- [AIM OF THE EXERCISE]: Transcribe all of the material below word for word and leave out its pictures.

- [INFORMATION SUPPLIED]:
══════════

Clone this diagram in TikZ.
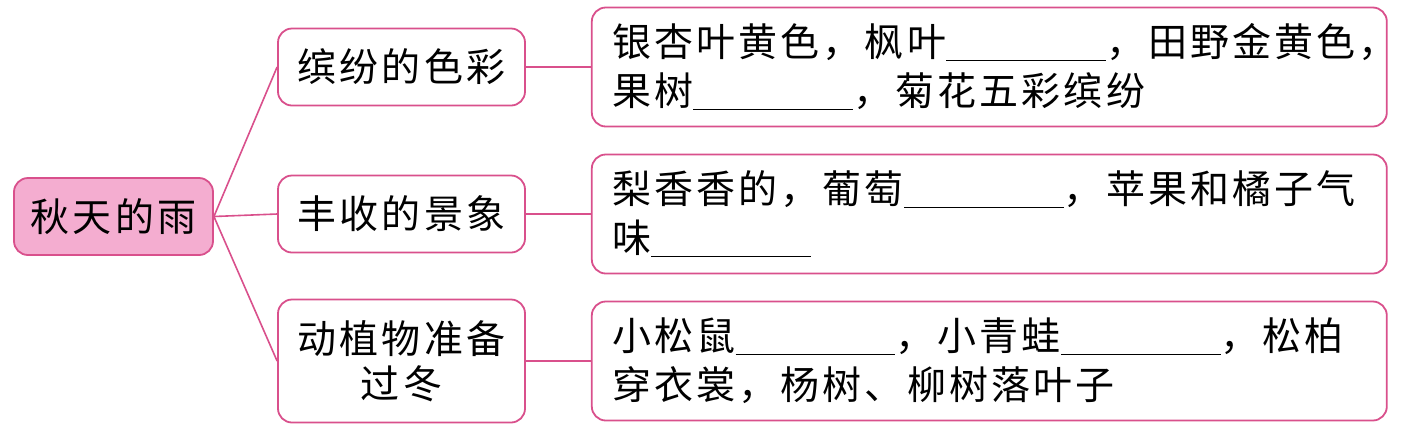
\documentclass[tikz,border=0pt]{standalone}
\usepackage{fontspec}
\usepackage{tikz}
\usetikzlibrary{positioning}
\setmainfont{Noto Sans CJK SC}[LetterSpace=8]
\definecolor{rim}{HTML}{D9508C}
\definecolor{blush}{HTML}{F4ADD0}
\newcommand{\blank}{\rule[-0.12em]{4.1em}{0.9pt}}

\begin{document}
\begin{tikzpicture}[x=0.5pt,y=-0.5pt,node distance=32.5pt,
base/.style={draw=rim,line width=0.9pt,rounded corners=7pt,inner sep=0pt,font=\fontsize{19.5}{24.5}\selectfont},
rootbox/.style={base,fill=blush,minimum width=99.5pt,minimum height=38.5pt},
midbox/.style={base,fill=white,minimum width=123.5pt,minimum height=38.5pt,align=center},
infobox/.style={base,fill=white,minimum width=397.5pt,minimum height=59.5pt,align=left,text width=377pt},
link/.style={draw=rim,line width=0.8pt}]
\useasboundingbox (0,0) rectangle (1403,436);
\node[rootbox] (rain) at (113.5,216.5) {秋天的雨};
\node[midbox] (colour) at (401.5,67) {缤纷的色彩};
\node[midbox] (harvest) at (401.5,214) {丰收的景象};
\node[midbox,minimum height=61.5pt,font=\fontsize{19.5}{22.5}\selectfont] (winter) at (401.5,361) {动植物准备\\过冬};
\node[infobox,right=of colour] (colourtxt) {银杏叶黄色，枫叶\blank，田野金黄色，\\果树\blank，菊花五彩缤纷};
\node[infobox,right=of harvest] (harvesttxt) {梨香香的，葡萄\blank，苹果和橘子气\\味\blank};
\node[infobox,right=of winter] (wintertxt) {小松鼠\blank，小青蛙\blank，松柏\\穿衣裳，杨树、柳树落叶子};
% branches
\draw[link] (rain.east)--(colour.west);
\draw[link] (rain.east)--(harvest.west);
\draw[link] (rain.east)--(winter.west);
\draw[link] (colour)--(colourtxt);
\draw[link] (harvest)--(harvesttxt);
\draw[link] (winter)--(wintertxt);
\end{tikzpicture}
\end{document}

══════════

- [TASK ANSWER]:
Clone this diagram in TikZ.
\documentclass[tikz,border=0pt]{standalone}
\usepackage{fontspec}
\usepackage{tikz}
\usetikzlibrary{positioning}
\setmainfont{Noto Sans CJK SC}[LetterSpace=8]
\definecolor{rim}{HTML}{D9508C}
\definecolor{blush}{HTML}{F4ADD0}
\newcommand{\blank}{\rule[-0.12em]{4.1em}{0.9pt}}

\begin{document}
\begin{tikzpicture}[x=0.5pt,y=-0.5pt,node distance=32.5pt,
base/.style={draw=rim,line width=0.9pt,rounded corners=7pt,inner sep=0pt,font=\fontsize{19.5}{24.5}\selectfont},
rootbox/.style={base,fill=blush,minimum width=99.5pt,minimum height=38.5pt},
midbox/.style={base,fill=white,minimum width=123.5pt,minimum height=38.5pt,align=center},
infobox/.style={base,fill=white,minimum width=397.5pt,minimum height=59.5pt,align=left,text width=377pt},
link/.style={draw=rim,line width=0.8pt}]
\useasboundingbox (0,0) rectangle (1403,436);
\node[rootbox] (rain) at (113.5,216.5) {秋天的雨};
\node[midbox] (colour) at (401.5,67) {缤纷的色彩};
\node[midbox] (harvest) at (401.5,214) {丰收的景象};
\node[midbox,minimum height=61.5pt,font=\fontsize{19.5}{22.5}\selectfont] (winter) at (401.5,361) {动植物准备\\过冬};
\node[infobox,right=of colour] (colourtxt) {银杏叶黄色，枫叶\blank，田野金黄色，\\果树\blank，菊花五彩缤纷};
\node[infobox,right=of harvest] (harvesttxt) {梨香香的，葡萄\blank，苹果和橘子气\\味\blank};
\node[infobox,right=of winter] (wintertxt) {小松鼠\blank，小青蛙\blank，松柏\\穿衣裳，杨树、柳树落叶子};
% branches
\draw[link] (rain.east)--(colour.west);
\draw[link] (rain.east)--(harvest.west);
\draw[link] (rain.east)--(winter.west);
\draw[link] (colour)--(colourtxt);
\draw[link] (harvest)--(harvesttxt);
\draw[link] (winter)--(wintertxt);
\end{tikzpicture}
\end{document}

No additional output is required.